Do you think this post is correct?
My students are know-nothings.  They are exceedingly nice, pleasant, trustworthy, mostly honest, well-intentioned, and utterly decent.  But their minds are largely empty, devoid of any substantial knowledge that might be the fruits of an education in an inheritance and a gift of a previous generation.  They are the culmination of western civilization, a civilization that has forgotten it origins and aims, and as a result, has achieved near-perfect indifference about itself.

It’s difficult to gain admissions to the schools where I’ve taught – Princeton, Georgetown, and now Notre Dame.  Students at these institutions have done what has been demanded of them:  they are superb test-takers, they know exactly what is needed to get an A in every class (meaning that they rarely allow themselves to become passionate and invested in any one subject), they build superb resumes.   They are respectful and cordial to their elders, though with their peers (as snatches of passing conversation reveal), easygoing if crude.  They respect diversity (without having the slightest clue what diversity is) and they are experts in the arts of non-judgmentalism (at least publically).  They are the cream of their generation, the masters of the universe, a generation-in-waiting who will run America and the world...

Our students’ ignorance is not a failing of the educational system – it is its crowning achievement.  Efforts by several generations of philosophers and reformers and public policy experts whom our students (and most of us) know nothing about have combined to produce a generation of know-nothings.  The pervasive ignorance of our students is not a mere accident or unfortunate but correctible outcome, if only we hire better teachers or tweak the reading lists in high school.  It is the consequence of a civilizational commitment to civilizational suicide.  The end of history for our students signals the End of History for the West...

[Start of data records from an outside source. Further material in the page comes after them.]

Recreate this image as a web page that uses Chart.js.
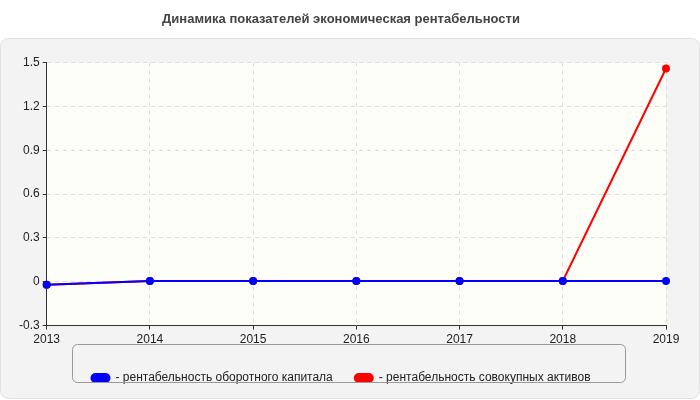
<!DOCTYPE html>
<html><head><meta charset="utf-8">
<script src="https://cdn.jsdelivr.net/npm/chart.js@4"></script>
<style>body{margin:0;background:#fff}#wrap{width:700px;height:400px}</style>
</head><body><div id="wrap"><canvas id="c"></canvas></div>
<script>
const years = [2013, 2014, 2015, 2016, 2017, 2018, 2019];
const assetsReturn = [-0.02, 0.005, 0.005, 0.005, 0.005, 0.005, 1.46];
const capitalReturn = [-0.02, 0.005, 0.005, 0.005, 0.005, 0.005, 0.005];
const yTicks = [-0.3, 0, 0.3, 0.6, 0.9, 1.2, 1.5];

// grey panel, plot fill and box around legend
const decor = {
  id: "decor",
  beforeDraw(chart) {
    const c = chart.ctx, a = chart.chartArea;
    c.save();
    c.fillStyle = "#fff";
    c.fillRect(0, 0, chart.width, chart.height);
    c.fillStyle = "#f3f3f3";
    c.strokeStyle = "#e0e0e0";
    c.beginPath();
    c.roundRect(0.5, 38.5, chart.width - 1, chart.height - 40, 8);
    c.fill(); c.stroke();
    c.fillStyle = "#fefef8";
    c.fillRect(a.left, a.top, a.right - a.left, a.bottom - a.top);
    c.restore();
  },
  afterDraw(chart) {
    const c = chart.ctx;
    c.save();
    c.strokeStyle = "#999";
    c.beginPath();
    c.roundRect(72.5, 344.5, 553, 38, 5);
    c.stroke();
    c.restore();
  }
};

new Chart(document.getElementById("c"), {
  type: "line",
  data: {
    labels: years,
    datasets: [
      { label: "- рентабельность совокупных активов", data: assetsReturn,
        borderColor: "#ff0000", backgroundColor: "#ff0000", borderWidth: 2,
        pointRadius: 3, tension: 0, order: 1 },
      { label: "- рентабельность оборотного капитала", data: capitalReturn,
        borderColor: "#0000ff", backgroundColor: "#0000ff", borderWidth: 2,
        pointRadius: 3, tension: 0, order: 0 }
    ]
  },
  options: {
    responsive: true,
    maintainAspectRatio: false,
    animation: false,
    layout: { padding: { left: 16, right: 34, top: 0, bottom: 6 } },
    plugins: {
      title: { display: true, text: "Динамика показателей экономическая рентабельности",
        color: "#444", font: { family: "Arial", size: 13, weight: "bold" },
        padding: { top: 12, bottom: 35 } },
      legend: { position: "bottom",
        labels: { color: "#222", font: { family: "Arial", size: 12 },
          boxWidth: 18, boxHeight: 8, useBorderRadius: true, borderRadius: 4,
          padding: 22 } },
      tooltip: { enabled: false }
    },
    scales: {
      x: {
        offset: false,
        grid: { color: "#ddd", tickLength: 4, tickColor: "#333" },
        border: { color: "#333", dash: [4, 4] },
        ticks: { color: "#222", font: { family: "Arial", size: 12 }, maxRotation: 0 }
      },
      y: {
        min: -0.3, max: 1.5,
        afterBuildTicks: (s) => { s.ticks = yTicks.map(v => ({ value: v })); },
        grid: { color: "#ddd", tickLength: 4, tickColor: "#333" },
        border: { color: "#333", dash: [4, 4] },
        ticks: { color: "#222", font: { family: "Arial", size: 12 },
          callback: v => String(Math.round(v * 10) / 10) }
      }
    }
  },
  plugins: [decor]
});
</script></body></html>
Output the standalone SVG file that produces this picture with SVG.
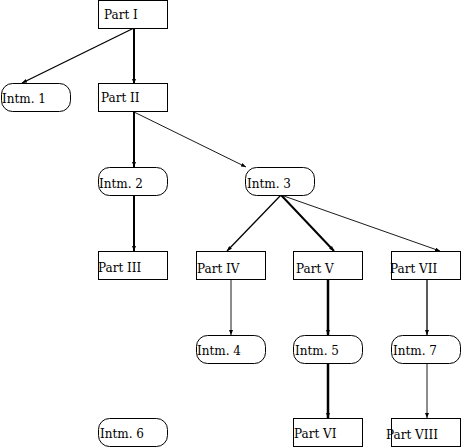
<svg xmlns="http://www.w3.org/2000/svg" width="462" height="447" viewBox="0 0 462 447">
  <style>
    .box { fill: #fff; stroke: #000; stroke-width: 1; }
    .lbl { font-family: "DejaVu Serif", "Liberation Serif", serif; font-size: 12px; fill: #000; }
    .e { fill: none; stroke: #000; marker-end: url(#tip); }
    .w1 { stroke-width: 0.9; }
    .w15 { stroke-width: 1.3; }
    .w2 { stroke-width: 2; }
    .w25 { stroke-width: 2.5; }
  </style>
  <defs>
    <marker id="tip" markerUnits="userSpaceOnUse" markerWidth="5" markerHeight="4" refX="5" refY="2" orient="auto">
      <path d="M0,0 L5,2 L0,4 z" fill="#000"/>
    </marker>
  </defs>
  <rect width="462" height="447" fill="#fff"/>

  <g id="connectors">
    <line class="e w15" x1="134" y1="28" x2="22" y2="83"/>
    <line class="e w2" x1="134" y1="28" x2="134" y2="84"/>
    <line class="e w2" x1="134" y1="112" x2="134" y2="167"/>
    <line class="e w1" x1="134" y1="112" x2="246" y2="167"/>
    <line class="e w2" x1="134" y1="195" x2="134" y2="251"/>
    <line class="e w15" x1="281" y1="195" x2="227" y2="251"/>
    <line class="e w2" x1="281" y1="195" x2="334" y2="251"/>
    <line class="e w1" x1="281" y1="195" x2="440" y2="251"/>
    <line class="e w1" x1="231" y1="279" x2="231" y2="335"/>
    <line class="e w25" x1="328" y1="279" x2="328" y2="335"/>
    <line class="e w15" x1="427" y1="279" x2="427" y2="335"/>
    <line class="e w25" x1="328" y1="363" x2="328" y2="418"/>
    <line class="e w1" x1="427" y1="363" x2="427" y2="418"/>
  </g>

  <g id="part1"><rect class="box" x="98.5" y="0.5" width="69" height="28"/><text class="lbl" x="104" y="19">Part I</text></g>
  <g id="intm1"><rect class="box" x="1.5" y="83.5" width="69" height="28" rx="11"/><text class="lbl" x="2" y="103">Intm. 1</text></g>
  <g id="part2"><rect class="box" x="98.5" y="83.5" width="69" height="28"/><text class="lbl" x="101" y="102">Part II</text></g>
  <g id="intm2"><rect class="box" x="98.5" y="167.5" width="69" height="28" rx="11"/><text class="lbl" x="99" y="188">Intm. 2</text></g>
  <g id="intm3"><rect class="box" x="245.5" y="167.5" width="69" height="28" rx="11"/><text class="lbl" x="247" y="188">Intm. 3</text></g>
  <g id="part3"><rect class="box" x="98.5" y="251.5" width="69" height="28"/><text class="lbl" x="98" y="272">Part III</text></g>
  <g id="part4"><rect class="box" x="196.5" y="251.5" width="69" height="28"/><text class="lbl" x="197" y="273">Part IV</text></g>
  <g id="part5"><rect class="box" x="293.5" y="251.5" width="69" height="28"/><text class="lbl" x="296" y="273">Part V</text></g>
  <g id="part7"><rect class="box" x="391.5" y="251.5" width="69" height="28"/><text class="lbl" x="390" y="273">Part VII</text></g>
  <g id="intm4"><rect class="box" x="196.5" y="335.5" width="69" height="28" rx="11"/><text class="lbl" x="197" y="355">Intm. 4</text></g>
  <g id="intm5"><rect class="box" x="293.5" y="335.5" width="69" height="28" rx="11"/><text class="lbl" x="295" y="355">Intm. 5</text></g>
  <g id="intm7"><rect class="box" x="391.5" y="335.5" width="69" height="28" rx="11"/><text class="lbl" x="393" y="355">Intm. 7</text></g>
  <g id="intm6"><rect class="box" x="98.5" y="418.5" width="69" height="28" rx="11"/><text class="lbl" x="100" y="438">Intm. 6</text></g>
  <g id="part6"><rect class="box" x="293.5" y="418.5" width="69" height="28"/><text class="lbl" x="294" y="438">Part VI</text></g>
  <g id="part8"><rect class="box" x="391.5" y="418.5" width="69" height="28"/><text class="lbl" x="386" y="439">Part VIII</text></g>
</svg>
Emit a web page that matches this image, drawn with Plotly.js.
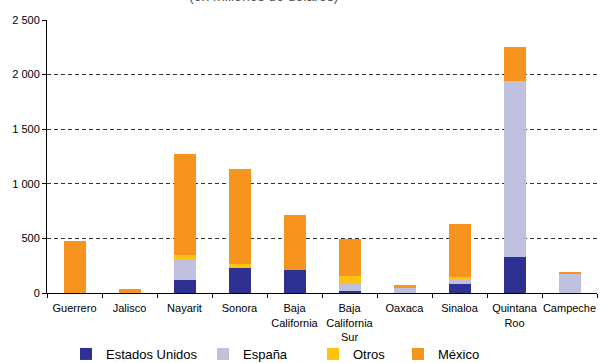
<!DOCTYPE html>
<html>
<head>
<meta charset="utf-8">
<script src="https://cdn.plot.ly/plotly-3.0.1.min.js"></script>
<style>html,body{margin:0;padding:0;background:#fff}#chart{width:613px;height:363px}</style>
</head>
<body>
<div id="chart"></div>
<script>
const categories = ["Guerrero", "Jalisco", "Nayarit", "Sonora", "Baja<br>California", "Baja<br>California<br>Sur", "Oaxaca", "Sinaloa", "Quintana<br>Roo", "Campeche"];
const estadosUnidos = [0, 0, 115, 225, 210, 15, 3, 80, 330, 0];
const espana = [0, 0, 190, 0, 0, 65, 45, 45, 1610, 175];
const otros = [0, 0, 45, 45, 0, 80, 0, 20, 0, 0];
const mexico = [475, 40, 925, 865, 500, 335, 25, 485, 310, 17];
const seriesNames = ["Estados Unidos", "España", "Otros", "México"];
const seriesColors = ["#2E3192", "#C0C0DF", "#FFC20E", "#F7941D"];
const seriesValues = [estadosUnidos, espana, otros, mexico];
const legendIds = ["legend", "legend2", "legend3", "legend4"];
const legendX = [66, 203, 313, 398];
const titleText = "(en millones de dólares)";

const traces = seriesValues.map((vals, i) => ({
  type: "bar",
  x: categories,
  y: vals,
  name: seriesNames[i],
  marker: {color: seriesColors[i], line: {width: 0}},
  legend: legendIds[i],
  hoverinfo: "y+name"
}));

const legendBase = {
  orientation: "h",
  xref: "container", yref: "container",
  yanchor: "middle", xanchor: "left",
  y: 1 - 354/363,
  font: {family: "Liberation Sans, Arial, sans-serif", size: 13, color: "#000"},
  bgcolor: "rgba(0,0,0,0)",
  itemwidth: 30
};

const layout = {
  width: 613, height: 363,
  margin: {l: 47, r: 16, t: 20, b: 70},
  paper_bgcolor: "#fff", plot_bgcolor: "#fff",
  barmode: "stack",
  bargap: 0.6,
  separators: ", ",
  font: {family: "Liberation Sans, Arial, sans-serif", size: 11, color: "#000"},
  annotations: [{
    text: titleText,
    xref: "paper", yref: "paper",
    x: 0.393, xanchor: "center",
    y: 1.052, yanchor: "bottom",
    showarrow: false,
    font: {family: "Liberation Sans, Arial, sans-serif", size: 14, color: "#555"}
  }],
  xaxis: {
    type: "category",
    showline: true, linecolor: "#000", linewidth: 1,
    ticks: "outside", tickson: "boundaries", ticklen: 4, tickcolor: "#000",
    showgrid: false, zeroline: false,
    tickangle: 0,
    ticklabelstandoff: 5,
    tickfont: {size: 11}
  },
  yaxis: {
    range: [0, 2500], dtick: 500, tick0: 0,
    showline: true, linecolor: "#000", linewidth: 1,
    ticks: "outside", ticklen: 4, tickcolor: "#000",
    showgrid: true, gridcolor: "#333", griddash: "4px,3px", gridwidth: 1,
    zeroline: false,
    tickformat: ",d",
    tickfont: {size: 11}
  },
  showlegend: true
};
legendIds.forEach((id, i) => {
  layout[id] = Object.assign({}, legendBase, {x: legendX[i] / 613});
});

Plotly.newPlot("chart", traces, layout, {displayModeBar: false, staticPlot: true});
</script>
</body>
</html>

Broadly missing is sufficient appreciation that this ignorance is the intended consequence of our educational system, a sign of its robust health and success. 
Read the whole thing to find out why.  

1 comment:

Pseudotsuga said...

It's sad when what used to be considered the best and brightest are neither.
Being "woke" and "aware" are poor substitutes for having a background in the foundations of Western Civilization.